◆ Exercise goal:
Output the material word for word. Leave each picture out.

◆ Source data:
## Start

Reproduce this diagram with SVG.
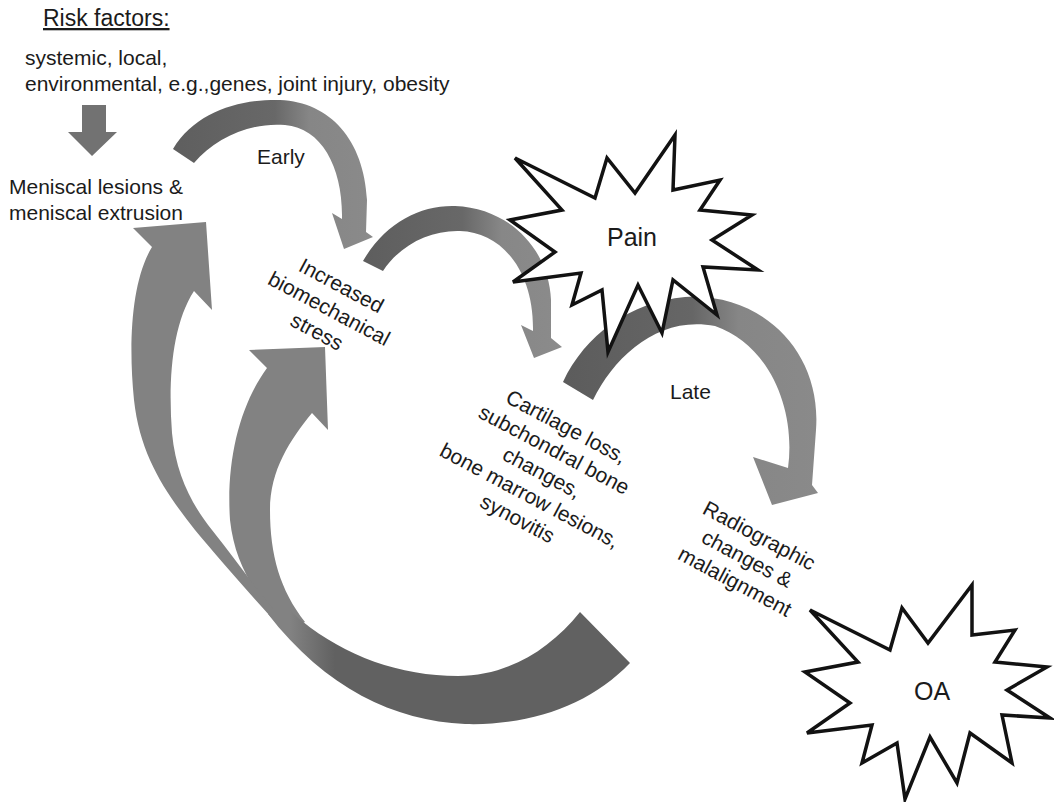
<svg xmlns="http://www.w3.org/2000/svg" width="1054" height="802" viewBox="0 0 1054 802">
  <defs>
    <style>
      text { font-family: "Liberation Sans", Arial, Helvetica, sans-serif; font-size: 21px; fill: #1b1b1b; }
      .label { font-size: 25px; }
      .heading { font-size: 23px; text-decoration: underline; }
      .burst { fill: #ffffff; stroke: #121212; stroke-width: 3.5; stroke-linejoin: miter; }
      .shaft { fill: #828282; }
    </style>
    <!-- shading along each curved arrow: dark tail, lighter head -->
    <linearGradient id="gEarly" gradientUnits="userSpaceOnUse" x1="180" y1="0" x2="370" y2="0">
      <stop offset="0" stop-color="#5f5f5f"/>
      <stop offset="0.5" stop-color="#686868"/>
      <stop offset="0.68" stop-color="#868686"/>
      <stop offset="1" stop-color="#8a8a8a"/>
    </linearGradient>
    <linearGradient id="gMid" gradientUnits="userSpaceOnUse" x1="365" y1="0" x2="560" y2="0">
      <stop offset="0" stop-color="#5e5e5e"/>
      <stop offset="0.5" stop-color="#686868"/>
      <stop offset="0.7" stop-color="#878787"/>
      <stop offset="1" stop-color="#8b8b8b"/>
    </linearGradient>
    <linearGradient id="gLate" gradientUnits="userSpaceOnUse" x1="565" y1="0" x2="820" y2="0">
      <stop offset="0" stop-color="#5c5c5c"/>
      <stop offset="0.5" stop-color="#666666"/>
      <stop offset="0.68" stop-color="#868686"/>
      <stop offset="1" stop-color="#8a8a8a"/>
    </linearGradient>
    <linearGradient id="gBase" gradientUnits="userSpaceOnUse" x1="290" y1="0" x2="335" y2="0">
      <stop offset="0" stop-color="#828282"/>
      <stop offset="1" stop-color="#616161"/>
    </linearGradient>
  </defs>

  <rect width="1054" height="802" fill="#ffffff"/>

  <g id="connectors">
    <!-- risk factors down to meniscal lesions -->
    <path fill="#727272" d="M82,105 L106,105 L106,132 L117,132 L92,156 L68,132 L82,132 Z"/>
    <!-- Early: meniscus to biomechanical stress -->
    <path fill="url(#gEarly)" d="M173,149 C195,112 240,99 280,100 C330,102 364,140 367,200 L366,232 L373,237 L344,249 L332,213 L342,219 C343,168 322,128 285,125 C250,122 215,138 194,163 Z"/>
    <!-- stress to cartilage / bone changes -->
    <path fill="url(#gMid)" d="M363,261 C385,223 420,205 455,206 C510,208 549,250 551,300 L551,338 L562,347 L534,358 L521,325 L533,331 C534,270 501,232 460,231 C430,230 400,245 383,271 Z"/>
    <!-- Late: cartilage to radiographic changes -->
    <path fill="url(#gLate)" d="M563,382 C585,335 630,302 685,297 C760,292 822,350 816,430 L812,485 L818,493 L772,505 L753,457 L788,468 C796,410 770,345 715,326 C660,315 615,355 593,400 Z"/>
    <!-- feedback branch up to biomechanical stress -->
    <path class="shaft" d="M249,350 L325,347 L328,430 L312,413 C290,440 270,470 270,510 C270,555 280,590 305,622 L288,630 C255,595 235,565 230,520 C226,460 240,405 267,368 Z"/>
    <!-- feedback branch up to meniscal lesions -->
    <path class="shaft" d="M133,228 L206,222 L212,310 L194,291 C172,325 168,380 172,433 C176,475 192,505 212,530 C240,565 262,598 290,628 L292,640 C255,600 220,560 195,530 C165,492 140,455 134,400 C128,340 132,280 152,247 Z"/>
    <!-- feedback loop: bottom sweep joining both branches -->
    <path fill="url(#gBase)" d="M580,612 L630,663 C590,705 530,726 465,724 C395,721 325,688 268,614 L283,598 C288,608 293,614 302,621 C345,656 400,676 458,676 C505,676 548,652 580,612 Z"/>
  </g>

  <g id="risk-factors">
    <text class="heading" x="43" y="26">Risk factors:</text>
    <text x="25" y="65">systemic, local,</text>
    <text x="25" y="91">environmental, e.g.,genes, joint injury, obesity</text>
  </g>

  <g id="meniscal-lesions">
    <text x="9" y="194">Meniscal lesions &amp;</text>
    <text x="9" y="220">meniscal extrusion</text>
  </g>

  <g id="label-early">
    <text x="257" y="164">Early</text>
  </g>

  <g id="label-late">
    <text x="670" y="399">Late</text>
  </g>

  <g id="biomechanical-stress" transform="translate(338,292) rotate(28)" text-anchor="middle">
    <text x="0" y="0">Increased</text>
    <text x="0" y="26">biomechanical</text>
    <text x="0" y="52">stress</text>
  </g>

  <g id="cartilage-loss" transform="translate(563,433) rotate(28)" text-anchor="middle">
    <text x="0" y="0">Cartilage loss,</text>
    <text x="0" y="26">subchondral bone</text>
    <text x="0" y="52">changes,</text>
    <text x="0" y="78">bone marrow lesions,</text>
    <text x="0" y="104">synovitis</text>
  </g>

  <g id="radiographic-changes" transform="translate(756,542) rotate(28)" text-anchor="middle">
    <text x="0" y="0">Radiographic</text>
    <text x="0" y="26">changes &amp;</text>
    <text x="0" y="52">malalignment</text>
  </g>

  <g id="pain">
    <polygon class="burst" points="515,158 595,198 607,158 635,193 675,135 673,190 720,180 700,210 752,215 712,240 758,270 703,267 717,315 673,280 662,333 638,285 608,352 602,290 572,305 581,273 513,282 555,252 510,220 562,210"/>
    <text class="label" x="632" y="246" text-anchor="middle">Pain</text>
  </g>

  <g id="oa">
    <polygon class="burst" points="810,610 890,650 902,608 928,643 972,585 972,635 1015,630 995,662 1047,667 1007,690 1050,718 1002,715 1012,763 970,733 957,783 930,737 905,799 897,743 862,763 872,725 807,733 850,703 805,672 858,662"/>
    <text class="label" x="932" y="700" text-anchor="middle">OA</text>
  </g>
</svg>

## End

◆ Response to the task:
Reproduce this diagram with SVG.
<svg xmlns="http://www.w3.org/2000/svg" width="1054" height="802" viewBox="0 0 1054 802">
  <defs>
    <style>
      text { font-family: "Liberation Sans", Arial, Helvetica, sans-serif; font-size: 21px; fill: #1b1b1b; }
      .label { font-size: 25px; }
      .heading { font-size: 23px; text-decoration: underline; }
      .burst { fill: #ffffff; stroke: #121212; stroke-width: 3.5; stroke-linejoin: miter; }
      .shaft { fill: #828282; }
    </style>
    <!-- shading along each curved arrow: dark tail, lighter head -->
    <linearGradient id="gEarly" gradientUnits="userSpaceOnUse" x1="180" y1="0" x2="370" y2="0">
      <stop offset="0" stop-color="#5f5f5f"/>
      <stop offset="0.5" stop-color="#686868"/>
      <stop offset="0.68" stop-color="#868686"/>
      <stop offset="1" stop-color="#8a8a8a"/>
    </linearGradient>
    <linearGradient id="gMid" gradientUnits="userSpaceOnUse" x1="365" y1="0" x2="560" y2="0">
      <stop offset="0" stop-color="#5e5e5e"/>
      <stop offset="0.5" stop-color="#686868"/>
      <stop offset="0.7" stop-color="#878787"/>
      <stop offset="1" stop-color="#8b8b8b"/>
    </linearGradient>
    <linearGradient id="gLate" gradientUnits="userSpaceOnUse" x1="565" y1="0" x2="820" y2="0">
      <stop offset="0" stop-color="#5c5c5c"/>
      <stop offset="0.5" stop-color="#666666"/>
      <stop offset="0.68" stop-color="#868686"/>
      <stop offset="1" stop-color="#8a8a8a"/>
    </linearGradient>
    <linearGradient id="gBase" gradientUnits="userSpaceOnUse" x1="290" y1="0" x2="335" y2="0">
      <stop offset="0" stop-color="#828282"/>
      <stop offset="1" stop-color="#616161"/>
    </linearGradient>
  </defs>

  <rect width="1054" height="802" fill="#ffffff"/>

  <g id="connectors">
    <!-- risk factors down to meniscal lesions -->
    <path fill="#727272" d="M82,105 L106,105 L106,132 L117,132 L92,156 L68,132 L82,132 Z"/>
    <!-- Early: meniscus to biomechanical stress -->
    <path fill="url(#gEarly)" d="M173,149 C195,112 240,99 280,100 C330,102 364,140 367,200 L366,232 L373,237 L344,249 L332,213 L342,219 C343,168 322,128 285,125 C250,122 215,138 194,163 Z"/>
    <!-- stress to cartilage / bone changes -->
    <path fill="url(#gMid)" d="M363,261 C385,223 420,205 455,206 C510,208 549,250 551,300 L551,338 L562,347 L534,358 L521,325 L533,331 C534,270 501,232 460,231 C430,230 400,245 383,271 Z"/>
    <!-- Late: cartilage to radiographic changes -->
    <path fill="url(#gLate)" d="M563,382 C585,335 630,302 685,297 C760,292 822,350 816,430 L812,485 L818,493 L772,505 L753,457 L788,468 C796,410 770,345 715,326 C660,315 615,355 593,400 Z"/>
    <!-- feedback branch up to biomechanical stress -->
    <path class="shaft" d="M249,350 L325,347 L328,430 L312,413 C290,440 270,470 270,510 C270,555 280,590 305,622 L288,630 C255,595 235,565 230,520 C226,460 240,405 267,368 Z"/>
    <!-- feedback branch up to meniscal lesions -->
    <path class="shaft" d="M133,228 L206,222 L212,310 L194,291 C172,325 168,380 172,433 C176,475 192,505 212,530 C240,565 262,598 290,628 L292,640 C255,600 220,560 195,530 C165,492 140,455 134,400 C128,340 132,280 152,247 Z"/>
    <!-- feedback loop: bottom sweep joining both branches -->
    <path fill="url(#gBase)" d="M580,612 L630,663 C590,705 530,726 465,724 C395,721 325,688 268,614 L283,598 C288,608 293,614 302,621 C345,656 400,676 458,676 C505,676 548,652 580,612 Z"/>
  </g>

  <g id="risk-factors">
    <text class="heading" x="43" y="26">Risk factors:</text>
    <text x="25" y="65">systemic, local,</text>
    <text x="25" y="91">environmental, e.g.,genes, joint injury, obesity</text>
  </g>

  <g id="meniscal-lesions">
    <text x="9" y="194">Meniscal lesions &amp;</text>
    <text x="9" y="220">meniscal extrusion</text>
  </g>

  <g id="label-early">
    <text x="257" y="164">Early</text>
  </g>

  <g id="label-late">
    <text x="670" y="399">Late</text>
  </g>

  <g id="biomechanical-stress" transform="translate(338,292) rotate(28)" text-anchor="middle">
    <text x="0" y="0">Increased</text>
    <text x="0" y="26">biomechanical</text>
    <text x="0" y="52">stress</text>
  </g>

  <g id="cartilage-loss" transform="translate(563,433) rotate(28)" text-anchor="middle">
    <text x="0" y="0">Cartilage loss,</text>
    <text x="0" y="26">subchondral bone</text>
    <text x="0" y="52">changes,</text>
    <text x="0" y="78">bone marrow lesions,</text>
    <text x="0" y="104">synovitis</text>
  </g>

  <g id="radiographic-changes" transform="translate(756,542) rotate(28)" text-anchor="middle">
    <text x="0" y="0">Radiographic</text>
    <text x="0" y="26">changes &amp;</text>
    <text x="0" y="52">malalignment</text>
  </g>

  <g id="pain">
    <polygon class="burst" points="515,158 595,198 607,158 635,193 675,135 673,190 720,180 700,210 752,215 712,240 758,270 703,267 717,315 673,280 662,333 638,285 608,352 602,290 572,305 581,273 513,282 555,252 510,220 562,210"/>
    <text class="label" x="632" y="246" text-anchor="middle">Pain</text>
  </g>

  <g id="oa">
    <polygon class="burst" points="810,610 890,650 902,608 928,643 972,585 972,635 1015,630 995,662 1047,667 1007,690 1050,718 1002,715 1012,763 970,733 957,783 930,737 905,799 897,743 862,763 872,725 807,733 850,703 805,672 858,662"/>
    <text class="label" x="932" y="700" text-anchor="middle">OA</text>
  </g>
</svg>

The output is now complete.